Summary
Highlights
Hans Rosling, a professor of global development, recounts a pretest given to his Swedish undergraduate students on child mortality rates. The results showed that these top students performed worse than chimpanzees choosing randomly, highlighting deep-seated preconceived notions about the world rather than mere ignorance. Even Nobel Prize-awarding professors scored similarly.
Rosling introduces Gapminder software, which visualizes global data. He demonstrates how in 1962, the world was divided into 'Western' (small families, long lives) and 'Third World' (large families, short lives). Through an animation, he shows how this division has largely disappeared, with most countries moving towards smaller families and longer lives, exemplified by China's and Vietnam's significant progress.
Rosling illustrates the global income distribution, showing no significant gap between rich and poor. He debunks the idea of 'developing countries' as a monolithic group, revealing the vast differences within regions like Africa, Latin America, and Asia. He emphasizes that the majority of the world's population now falls in the middle-income bracket.
He further demonstrates the strong correlation between child survival and GDP per capita. By breaking down continents into individual countries and even within-country quintiles (e.g., Uganda, South Africa, Nigeria), he reveals immense disparities, emphasizing that solutions to global challenges must be highly contextualized rather than applied broadly to entire continents.

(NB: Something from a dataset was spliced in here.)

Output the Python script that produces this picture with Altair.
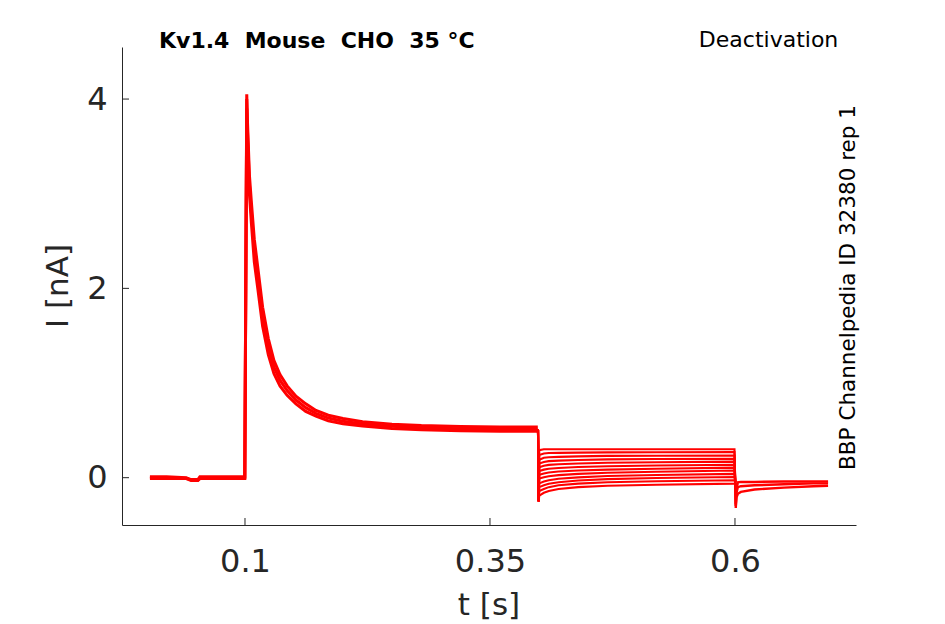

Rosling highlights that crucial global data is often hidden in databases, making it inaccessible to the public and policymakers. He introduces Gapminder, a non-profit venture aimed at 'linking data to design' to make publicly funded statistics searchable, animated, and easily understandable. He concludes by showing the dramatic growth of internet users worldwide, closely linked to economic development, and calls for greater accessibility of data.